Conventional wisdom has it that when people talk, the direction of their eye movements reveals whether or not they're lying. A glance up and to the left supposedly means a person is telling the truth, whereas a glance to the upper right signals deceit. However, new research thoroughly debunks these notions. As it turns out, you can't smell a liar by where he looks.
Researchers in the United Kingdom investigated the alleged correlation between eye direction and lying after realizing it was being taught in behavioral training courses, seminars and on the Web without the support of a shred of scientific evidence. The idea has its roots in a largely discredited 1970s theory called Neuro-Linguistic Programming, a set of techniques intended to help people master social interactions.
In one experiment, the scientists monitored the leftward and rightward glances of 32 study participants as they told a mix of truths and falsehoods. The participants — all of whom were right-handed, in case eye movements are reversed in lefties — were equally likely to glance upward and to the right and upward and to the left, regardless of whether they were lying or telling the truth.
In a second experiment, the researchers found that a group of 25 participants who were informed of the alleged relationship between eye movements and lying were no better at detecting lies than a second group of 25 participants who were not taught the rule of thumb. [How to Pass a Lie Detector Test]

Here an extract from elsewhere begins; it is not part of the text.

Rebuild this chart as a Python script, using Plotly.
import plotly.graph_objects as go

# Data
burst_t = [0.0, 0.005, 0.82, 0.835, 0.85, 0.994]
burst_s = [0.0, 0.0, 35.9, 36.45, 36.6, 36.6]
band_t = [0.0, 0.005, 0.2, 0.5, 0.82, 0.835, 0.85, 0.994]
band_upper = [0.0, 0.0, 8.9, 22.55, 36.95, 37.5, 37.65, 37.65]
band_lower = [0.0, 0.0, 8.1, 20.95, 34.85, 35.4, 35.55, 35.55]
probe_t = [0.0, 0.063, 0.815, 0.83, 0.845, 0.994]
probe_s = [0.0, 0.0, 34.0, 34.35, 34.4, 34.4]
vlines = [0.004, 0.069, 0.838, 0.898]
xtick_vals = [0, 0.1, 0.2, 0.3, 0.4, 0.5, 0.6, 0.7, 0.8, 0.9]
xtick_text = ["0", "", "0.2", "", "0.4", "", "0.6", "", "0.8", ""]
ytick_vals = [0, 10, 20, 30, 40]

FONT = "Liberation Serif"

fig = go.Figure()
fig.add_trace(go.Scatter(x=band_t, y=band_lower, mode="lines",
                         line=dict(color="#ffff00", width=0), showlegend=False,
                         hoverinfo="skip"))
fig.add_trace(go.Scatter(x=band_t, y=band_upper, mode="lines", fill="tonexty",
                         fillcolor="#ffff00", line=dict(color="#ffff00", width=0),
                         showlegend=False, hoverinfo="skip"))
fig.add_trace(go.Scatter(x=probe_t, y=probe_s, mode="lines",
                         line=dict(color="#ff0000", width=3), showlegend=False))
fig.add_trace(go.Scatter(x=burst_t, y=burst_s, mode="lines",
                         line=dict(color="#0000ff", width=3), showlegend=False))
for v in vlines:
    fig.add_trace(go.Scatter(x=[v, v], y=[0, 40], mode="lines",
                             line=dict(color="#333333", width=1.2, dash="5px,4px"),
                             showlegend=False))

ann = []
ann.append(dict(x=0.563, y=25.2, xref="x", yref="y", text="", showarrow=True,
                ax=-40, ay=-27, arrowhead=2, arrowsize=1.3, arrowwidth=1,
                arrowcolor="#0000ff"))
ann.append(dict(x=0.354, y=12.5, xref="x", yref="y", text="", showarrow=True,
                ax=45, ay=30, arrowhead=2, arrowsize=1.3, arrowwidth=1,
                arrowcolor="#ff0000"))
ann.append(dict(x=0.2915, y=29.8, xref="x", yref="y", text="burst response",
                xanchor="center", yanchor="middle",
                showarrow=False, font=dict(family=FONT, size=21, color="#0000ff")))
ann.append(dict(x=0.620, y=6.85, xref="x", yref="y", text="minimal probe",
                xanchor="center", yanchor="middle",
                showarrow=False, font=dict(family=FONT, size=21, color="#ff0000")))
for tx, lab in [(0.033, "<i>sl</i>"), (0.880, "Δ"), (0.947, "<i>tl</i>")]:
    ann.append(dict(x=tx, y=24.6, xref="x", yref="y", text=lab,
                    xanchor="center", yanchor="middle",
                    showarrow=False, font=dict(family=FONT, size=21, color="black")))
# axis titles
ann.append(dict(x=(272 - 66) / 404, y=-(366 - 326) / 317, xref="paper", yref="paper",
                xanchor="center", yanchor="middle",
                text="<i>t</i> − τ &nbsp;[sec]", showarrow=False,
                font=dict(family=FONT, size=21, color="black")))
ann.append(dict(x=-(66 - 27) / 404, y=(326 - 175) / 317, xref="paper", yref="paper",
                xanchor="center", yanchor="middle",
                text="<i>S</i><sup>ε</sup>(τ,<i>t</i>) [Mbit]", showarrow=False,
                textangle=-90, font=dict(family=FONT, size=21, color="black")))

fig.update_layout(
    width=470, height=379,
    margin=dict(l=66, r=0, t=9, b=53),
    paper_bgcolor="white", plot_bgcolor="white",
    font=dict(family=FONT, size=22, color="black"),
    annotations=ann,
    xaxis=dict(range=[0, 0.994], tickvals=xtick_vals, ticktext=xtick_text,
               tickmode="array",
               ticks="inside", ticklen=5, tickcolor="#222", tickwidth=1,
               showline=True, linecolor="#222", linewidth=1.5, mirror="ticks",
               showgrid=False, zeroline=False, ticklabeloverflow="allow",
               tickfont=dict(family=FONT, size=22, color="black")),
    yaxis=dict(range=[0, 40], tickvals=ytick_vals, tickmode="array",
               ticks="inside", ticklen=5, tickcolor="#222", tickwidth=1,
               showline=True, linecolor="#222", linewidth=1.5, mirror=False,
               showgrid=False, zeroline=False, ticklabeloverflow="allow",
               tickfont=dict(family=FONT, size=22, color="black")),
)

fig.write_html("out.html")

Finally, in a third experiment, the researchers investigated a video archive of 52 individuals making public pleas on behalf of missing relatives, half of whom are known to have been lying (based on the outcomes of the cases) and the other half, found to have been telling the truth. When the researchers tallied the number of upper-left and upper-right glances among the speakers, there was, again, no difference between the directions of the liars' and truth-tellers' eye movements.
"Our research provides no support for the idea [that certain eye movements are a sign of lying] and so suggests that it is time to abandon this approach to detecting deceit," said study co-author Caroline Watt of the University of Edinburgh in a press release.
The researchers have detailed their findings in a new paper published on July 11 in the journal PLoS ONE.